The city council motion, approved March 14, followed a similar motion approved on March 11 by the Vancouver park board, directing park board and city staff to work together to provide supports in Oppenheimer Park.

Those additional supports were not yet in place as of Monday, the City of Vancouver wrote in an emailed statement Monday, and “city staff are still determining the timeline and next steps for implementing the direction from the council motion.”

The original language of Swanson’s motion, which she tried to introduce last month, directed city staff to work with B.C. Housing “to rent a hotel or motel to house the Oppenheimer Park patrons.” But other councillors amended the motion this month to replace the words “rent a hotel or motel” with “continue to explore ways to fund temporary and/or permanent accommodations, with appropriate support services.”

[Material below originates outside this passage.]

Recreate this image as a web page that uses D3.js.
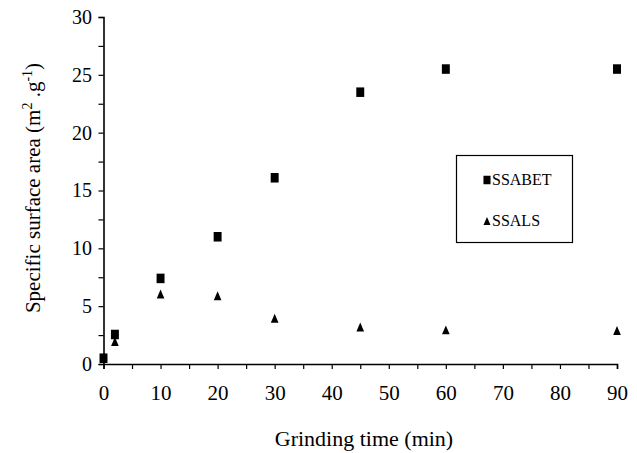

Over the years, groups of varying sizes have camped in Oppenheimer Park, including a tent city that grew to as many as 200 tents in the fall of 2014. But the number of campers there this winter was thought to be a record high for the time of year, said Fiona York, a coordinator with the Carnegie Community Action Project, which supported Swanson’s motion.


Even during the cold spell last month, there were plenty of people living n tents in Oppenheimer Park.

NICK PROCAYLO /

PNG

York said Monday she had counted 42 tents in the park over this past weekend, many of which could be shared by two or three campers.

Last week, the Coroners Service released a report showing that in 2016, the most recent year for which statistics were available, the province had 175 deaths of homeless people, a 140 per cent increase over 2015. The city of Vancouver had a 250 per cent increase in deaths of homeless people in that period.

In 2016, 53 per cent of deaths of homeless people resulted from unintentional drug and/or alcohol poisoning, an increase over previous years. B.C.’s chief health officer declared a public health emergency in April 2016 over the surging number of drug overdoses, mostly linked to fentanyl.

Since 2017, Vancouver’s modular housing program has provided homes for 606 people who had been facing homelessness, using funding from the provincial government.

Many activists, including Swanson, have said the modular housing is a welcome addition, but the need far outstrips the supply.

The most recent Metro Vancouver homeless count found 3,605 people homeless in the region, up 30 per cent from the previous count in 2014. The City of Vancouver’s own count last year found 2,181 homeless residents in the city proper.